Green hydrogen is produced by splitting water through electrolysis using renewable electricity. Its potential lies in replacing hydrogen made from fossil fuels and reducing emissions in sectors where direct electrification is difficult. The technology remains costly, however, with expenses linked to electrolyser prices, renewable power supply, water availability, storage systems and the need for dedicated safety infrastructure.
Waaree’s Karnataka project comes as companies seek early positions in a sector supported by the National Green Hydrogen Mission, which carries an outlay of ₹19,744 crore and targets at least 5 million metric tonnes of annual green hydrogen production by 2030. The plan also envisages about 125 GW of associated renewable energy capacity, more than ₹8 lakh crore in investment, and emission reductions of nearly 50 million tonnes a year if the programme reaches scale.
The Tumkur installation is expected to serve as a demonstrator for decentralised hydrogen ecosystems, where production and consumption take place close to demand centres. That model could become important for industrial clusters, logistics hubs and facilities where hydrogen can be used for captive energy, fuel-cell applications or process heat without the immediate need for long-distance pipeline networks.

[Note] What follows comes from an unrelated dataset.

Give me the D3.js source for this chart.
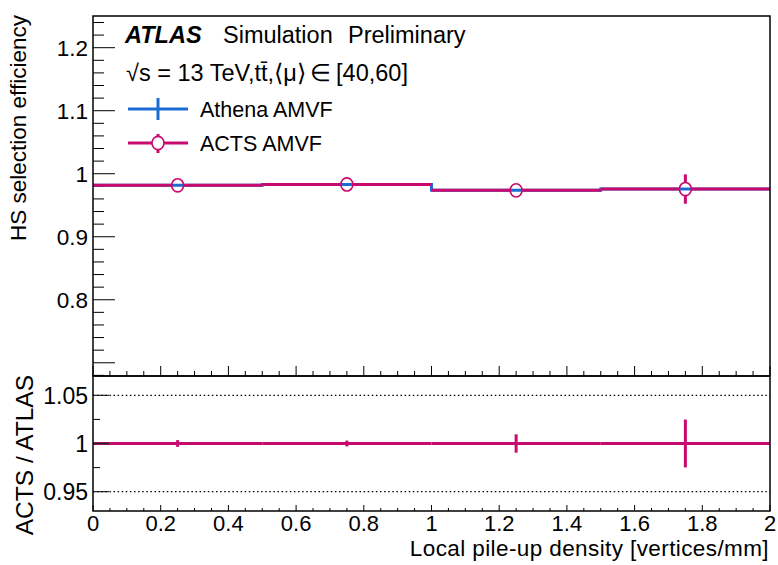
<!DOCTYPE html>
<html><head><meta charset="utf-8">
<script src="https://cdn.jsdelivr.net/npm/d3@7"></script>
<style>body{margin:0;background:#fff}svg{display:block;font-family:"Liberation Sans",Arial,Helvetica,sans-serif}</style>
</head><body><svg id="c" width="778" height="565"></svg>
<script>
// ---- data ----
const binEdges = [0, 0.5, 1.0, 1.5, 2.0];
const binCenters = [0.25, 0.75, 1.25, 1.75];
const athenaEff = [0.9816, 0.9830, 0.9736, 0.9757];
const actsEff = [0.9816, 0.9830, 0.9736, 0.9757];
const actsErr = [0.0034, 0.0030, 0.0090, 0.0233];
const ratioVals = [1, 1, 1, 1];
const ratioErr = [0.0035, 0.0030, 0.0095, 0.0248];
const xTicks = [0, 0.2, 0.4, 0.6, 0.8, 1, 1.2, 1.4, 1.6, 1.8, 2];
const yTicksMain = [0.7, 0.8, 0.9, 1.0, 1.1, 1.2];
const yTickLabelsMain = ["", "0.8", "0.9", "1", "1.1", "1.2"];
const yTicksRatio = [0.95, 1.0, 1.05];
const yTickLabelsRatio = ["0.95", "1", "1.05"];
const refLines = [0.95, 1.05];
const seriesNames = ["Athena AMVF", "ACTS AMVF"];

const blue = "#1a6cd2", mag = "#c80a6e";
const svg = d3.select("#c");
const L = 93, R = 770, T = 16, M = 376, B = 511;
const x = d3.scaleLinear().domain([0, 2]).range([L, R]);
const y = d3.scaleLinear().domain([0.679, 1.2503]).range([M, T]);
const yr = d3.scaleLinear().domain([0.93, 1.07]).range([B, M]);

function range(a, b, s) { const o = []; for (let v = a; v <= b + 1e-9; v += s) o.push(+v.toFixed(4)); return o; }

// --- main panel y ticks ---
range(0.68, 1.25, 0.02).forEach(v => {
  const isMaj = Math.abs(v * 10 - Math.round(v * 10)) < 1e-6;
  if (y(v) < T - 0.5 || y(v) > M + 0.5) return;
  svg.append("line").attr("x1", L).attr("x2", L + (isMaj ? 22 : 11)).attr("y1", y(v)).attr("y2", y(v)).attr("stroke", "#000").attr("stroke-width", 1);
});
yTicksMain.forEach((v, i) => {
  svg.append("text").attr("x", 88).attr("y", y(v)).attr("dy", "0.36em").attr("text-anchor", "end").attr("font-size", 22.5).text(yTickLabelsMain[i]);
});
range(0, 2, 0.05).forEach(v => {
  const isMaj = Math.abs(v * 5 - Math.round(v * 5)) < 1e-6;
  svg.append("line").attr("x1", x(v)).attr("x2", x(v)).attr("y1", M).attr("y2", M - (isMaj ? 10 : 5)).attr("stroke", "#000");
});

// --- ratio panel ticks ---
range(0.925, 1.075, 0.025).forEach(v => {
  if (yr(v) < M || yr(v) > B) return;
  const isMaj = Math.abs(v * 20 - Math.round(v * 20)) < 1e-6;
  svg.append("line").attr("x1", L).attr("x2", L + (isMaj ? 16 : 7)).attr("y1", yr(v)).attr("y2", yr(v)).attr("stroke", "#000");
});
yTicksRatio.forEach((v, i) => {
  svg.append("text").attr("x", 88).attr("y", yr(v)).attr("dy", "0.36em").attr("text-anchor", "end").attr("font-size", 23).text(yTickLabelsRatio[i]);
});
range(0, 2, 0.05).forEach(v => {
  const isMaj = Math.abs(v * 5 - Math.round(v * 5)) < 1e-6;
  svg.append("line").attr("x1", x(v)).attr("x2", x(v)).attr("y1", B).attr("y2", B - (isMaj ? 6 : 3)).attr("stroke", "#000");
});
xTicks.forEach(v => {
  svg.append("text").attr("x", x(v)).attr("y", 531).attr("text-anchor", "middle").attr("font-size", 22).text(d3.format("~g")(v));
});

refLines.forEach(v => {
  svg.append("line").attr("x1", L).attr("x2", R).attr("y1", yr(v)).attr("y2", yr(v)).attr("stroke", "#000").attr("stroke-width", 1.2).attr("stroke-dasharray", "1.5,2.6");
});

// --- Athena step histogram ---
const stepData = [];
athenaEff.forEach((v, i) => { stepData.push([binEdges[i], v]); stepData.push([binEdges[i + 1], v]); });
svg.append("path").attr("d", d3.line().x(d => x(d[0])).y(d => y(d[1]))(stepData))
  .attr("fill", "none").attr("stroke", blue).attr("stroke-width", 3);

// --- ACTS markers ---
const r = 6;
actsEff.forEach((v, i) => {
  const cx = x(binCenters[i]), cy = y(v);
  const g = svg.append("g").attr("stroke", mag).attr("stroke-width", 3).attr("fill", "none");
  g.append("line").attr("x1", x(binEdges[i])).attr("x2", cx - r).attr("y1", cy).attr("y2", cy);
  g.append("line").attr("x1", cx + r).attr("x2", x(binEdges[i + 1])).attr("y1", cy).attr("y2", cy);
  if (y(v - actsErr[i]) - cy > r) {
    g.append("line").attr("x1", cx).attr("x2", cx).attr("y1", cy - r).attr("y2", y(v + actsErr[i]));
    g.append("line").attr("x1", cx).attr("x2", cx).attr("y1", cy + r).attr("y2", y(v - actsErr[i]));
  }
  g.append("ellipse").attr("cx", cx).attr("cy", cy).attr("rx", r).attr("ry", r + 0.6).attr("stroke-width", 1.6);
});

// --- ratio ---
ratioVals.forEach((v, i) => {
  const g = svg.append("g").attr("stroke", mag).attr("stroke-width", 3);
  g.append("line").attr("x1", x(binEdges[i])).attr("x2", x(binEdges[i + 1])).attr("y1", yr(v)).attr("y2", yr(v));
  g.append("line").attr("x1", x(binCenters[i])).attr("x2", x(binCenters[i])).attr("y1", yr(v + ratioErr[i])).attr("y2", yr(v - ratioErr[i]));
});
svg.append("line").attr("x1", L).attr("x2", L + 16).attr("y1", yr(1)).attr("y2", yr(1)).attr("stroke", "#222").attr("stroke-width", 1.5);

// frames
svg.append("rect").attr("x", L).attr("y", T).attr("width", R - L).attr("height", M - T).attr("fill", "none").attr("stroke", "#000").attr("stroke-width", 1.5);
svg.append("rect").attr("x", L).attr("y", M).attr("width", R - L).attr("height", B - M).attr("fill", "none").attr("stroke", "#000").attr("stroke-width", 1.5);

// axis titles
svg.append("text").attr("x", R - 1).attr("y", 556).attr("text-anchor", "end").attr("font-size", 22.5).attr("letter-spacing", 0.4).text("Local pile-up density [vertices/mm]");
svg.append("text").attr("transform", "translate(26," + (T - 1) + ") rotate(-90)").attr("text-anchor", "end").attr("font-size", 22.5).text("HS selection efficiency");
svg.append("text").attr("transform", "translate(33," + (M - 1) + ") rotate(-90)").attr("text-anchor", "end").attr("font-size", 24.5).text("ACTS / ATLAS");

// ATLAS label
const t1 = svg.append("text").attr("x", 125).attr("y", 43).attr("font-size", 23.5);
t1.append("tspan").attr("font-weight", "bold").attr("font-style", "italic").text("ATLAS");
t1.append("tspan").attr("x", 223).text("Simulation");
t1.append("tspan").attr("x", 348).text("Preliminary");
const t2 = svg.append("text").attr("x", 126).attr("y", 81).attr("font-size", 23.5);
t2.append("tspan").text("\u221As = 13 TeV,t");
t2.append("tspan").text("t\u0304");
t2.append("tspan").text(",\u27E8\u03BC\u27E9\u2009\u2208\u2009[40,60]");

// legend
const lg = svg.append("g");
lg.append("line").attr("x1", 128).attr("x2", 188).attr("y1", 109).attr("y2", 109).attr("stroke", blue).attr("stroke-width", 3);
lg.append("line").attr("x1", 158).attr("x2", 158).attr("y1", 98).attr("y2", 120).attr("stroke", blue).attr("stroke-width", 3);
lg.append("text").attr("x", 200).attr("y", 117).attr("font-size", 21.5).text(seriesNames[0]);
lg.append("line").attr("x1", 128).attr("x2", 152).attr("y1", 143).attr("y2", 143).attr("stroke", mag).attr("stroke-width", 3);
lg.append("line").attr("x1", 164).attr("x2", 188).attr("y1", 143).attr("y2", 143).attr("stroke", mag).attr("stroke-width", 3);
lg.append("line").attr("x1", 158).attr("x2", 158).attr("y1", 134).attr("y2", 137).attr("stroke", mag).attr("stroke-width", 3);
lg.append("line").attr("x1", 158).attr("x2", 158).attr("y1", 149).attr("y2", 153).attr("stroke", mag).attr("stroke-width", 3);
lg.append("ellipse").attr("cx", 158).attr("cy", 143).attr("rx", r).attr("ry", r + 0.6).attr("fill", "none").attr("stroke", mag).attr("stroke-width", 1.6);
lg.append("text").attr("x", 200).attr("y", 151).attr("font-size", 21.5).text(seriesNames[1]);
</script></body></html>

Waaree has been expanding its presence across the clean energy manufacturing chain, moving beyond solar modules into electrolysers and hydrogen services. The group has outlined plans for alkaline electrolyser manufacturing capacity in Gujarat and has also pursued hydrogen-as-a-service models aimed at industrial customers. These moves suggest an effort to capture demand from both equipment supply and long-term project operation.
TMEIC Industrial Systems India’s Tumkur facility provides a relevant setting for such a deployment, given its industrial base and the need for reliable clean power systems in manufacturing environments. The inclusion of refuelling and EV charging infrastructure indicates that the project is not limited to hydrogen production but is designed to test how hydrogen can support mobility and auxiliary power requirements within an industrial campus.
The use of both PEM and alkaline electrolysers is central to the project’s technical profile. Alkaline systems are widely used and generally considered cost-effective for steady operations, while PEM systems can respond more quickly to variable renewable power. Combining the two technologies could offer lessons on balancing cost, flexibility and reliability, particularly as renewable power supply fluctuates through the day.
Karnataka has become an active market for renewable energy and advanced manufacturing, supported by solar, wind and technology-led industrial activity. Green hydrogen projects in the state could benefit from that wider ecosystem, though developers will still need to manage water sourcing, power procurement, safety compliance and commercial offtake arrangements.